The airport now earns £6.20 per passenger from non-aviation revenue - primarily, retail and car parking - more than the £5.40 it does from the flights themselves.
But it isn't just the better shops that are attracting new airlines such as low-cost Latvia-based airline, Primera, which started a new long haul service to New York on Thursday.
"Stansted allows us to grow," says Anastasija Visnakova, Primera's chief commercial officer.
"London to New York is one of the biggest routes in the world," she says. The demand from people wanting to travel is just endless, and to profit, "you just have to be there at the right time, in the right moment, with the right tools".
More routes?
But Stansted has flirted and failed with long-haul flights before.
Another low cost carrier, Air Asia X, began a service from Essex to Kuala Lumpur in 2009 but it closed two years later. Two transatlantic business-class only airlines, Eos and MaxJet, have also failed from Stansted.
"Perhaps it wasn't the right time for those airlines. But I wouldn't bet against new routes coming back to Stansted," says Ms Visnakova - who hints her airline is looking at launching new flights to different continents from Stansted.
"Passenger flow has increased around the world. It is tremendous. There are people travelling today who we'd never think would be travelling even a year ago. Times are changing, the equipment is changing, the technology is changing.
"Aviation is becoming more affordable and the selection of the right routes with the right intelligence behind them will succeed."
Analysis, John Strickland, aviation expert
I worked at Stansted between 1990-2003, for KLM's UK subsidiary, Air UK, which launched a network of domestic and European services. Later we established Buzz, a low-cost airline which added more European destinations.
The 90s saw some false starts with several major European airlines testing out services to their continental hubs but none enduring. There was even a short-lived Chicago service operated by American Airlines.

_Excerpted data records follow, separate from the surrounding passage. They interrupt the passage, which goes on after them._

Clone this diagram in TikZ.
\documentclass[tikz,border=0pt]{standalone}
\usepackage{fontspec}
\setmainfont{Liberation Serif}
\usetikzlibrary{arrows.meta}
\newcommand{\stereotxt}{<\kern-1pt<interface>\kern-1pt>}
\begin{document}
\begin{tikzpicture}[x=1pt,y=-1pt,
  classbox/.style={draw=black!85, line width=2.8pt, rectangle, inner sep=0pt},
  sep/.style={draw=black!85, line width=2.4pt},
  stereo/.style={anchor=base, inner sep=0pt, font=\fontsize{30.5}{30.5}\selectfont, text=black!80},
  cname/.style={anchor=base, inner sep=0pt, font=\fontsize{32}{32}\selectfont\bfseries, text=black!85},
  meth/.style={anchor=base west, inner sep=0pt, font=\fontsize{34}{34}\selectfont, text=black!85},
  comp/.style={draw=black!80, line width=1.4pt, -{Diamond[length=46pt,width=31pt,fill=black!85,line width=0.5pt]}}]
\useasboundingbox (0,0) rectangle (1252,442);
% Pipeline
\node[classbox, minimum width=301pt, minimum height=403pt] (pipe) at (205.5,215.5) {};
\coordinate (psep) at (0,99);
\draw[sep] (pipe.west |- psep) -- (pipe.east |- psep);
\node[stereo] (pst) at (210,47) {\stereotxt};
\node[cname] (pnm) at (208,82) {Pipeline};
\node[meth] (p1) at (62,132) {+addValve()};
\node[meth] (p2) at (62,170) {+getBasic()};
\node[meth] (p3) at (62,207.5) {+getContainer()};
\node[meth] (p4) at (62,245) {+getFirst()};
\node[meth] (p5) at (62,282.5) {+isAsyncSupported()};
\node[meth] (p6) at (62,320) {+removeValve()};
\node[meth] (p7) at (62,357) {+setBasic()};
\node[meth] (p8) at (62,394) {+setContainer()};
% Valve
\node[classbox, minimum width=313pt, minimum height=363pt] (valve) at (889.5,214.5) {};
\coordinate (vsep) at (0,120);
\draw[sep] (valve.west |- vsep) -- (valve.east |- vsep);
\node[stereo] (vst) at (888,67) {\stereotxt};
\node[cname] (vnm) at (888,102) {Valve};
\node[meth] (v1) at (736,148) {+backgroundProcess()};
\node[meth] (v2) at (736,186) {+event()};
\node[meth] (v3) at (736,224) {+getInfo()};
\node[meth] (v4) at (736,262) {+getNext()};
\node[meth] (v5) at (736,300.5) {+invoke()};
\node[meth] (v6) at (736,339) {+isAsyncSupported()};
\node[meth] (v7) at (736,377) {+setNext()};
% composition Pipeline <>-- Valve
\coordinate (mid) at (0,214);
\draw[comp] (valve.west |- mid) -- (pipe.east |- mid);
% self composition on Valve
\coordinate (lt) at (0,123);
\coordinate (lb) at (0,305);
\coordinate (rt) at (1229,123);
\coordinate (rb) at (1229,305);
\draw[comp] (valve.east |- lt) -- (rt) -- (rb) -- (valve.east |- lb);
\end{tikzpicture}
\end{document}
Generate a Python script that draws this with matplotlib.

The airport wasn't as well known as it is today and it took the massive growth by low-cost carriers to put it firmly on the map. As access has improved from further afield and other airports have become more congested, Stansted can now support more varied services.
The arrival of Emirates, in particular, is a real vote of confidence. The airline's powerful Dubai hub will provide worldwide access to the airport's growing catchment. Emirates understands the advantages which Stansted offers.
The growing tech and pharma industry around Cambridge and easy access to North London, Essex, East Anglia and the Midlands will all support selective growth at the airport. While Stansted won't become another Heathrow, it has a growing role to play.
Stansted's biggest opportunity lies in its spare capacity.
"Heathrow is full, Gatwick is pretty much full, if anyone wants to grow in London we've got the capacity to make that happen," says Ken O'Toole.
Gatwick is the world's second-busiest single runway airport in the world after Mumbai and handles 45.7 million passengers per year.
Stansted, in contrast, currently handles 26.1 million, but a "planning cap" limits its passenger numbers to 35 million per year. It has recently applied to extend this to 43 million.
"When MAG acquired Stansted from BAA in 2013, it would be fair to say that the airport had lots of untapped potential. Almost exactly five years later, and having brought a new ambition to the airport, we have a real momentum and we are predicting continued strong growth in passenger numbers."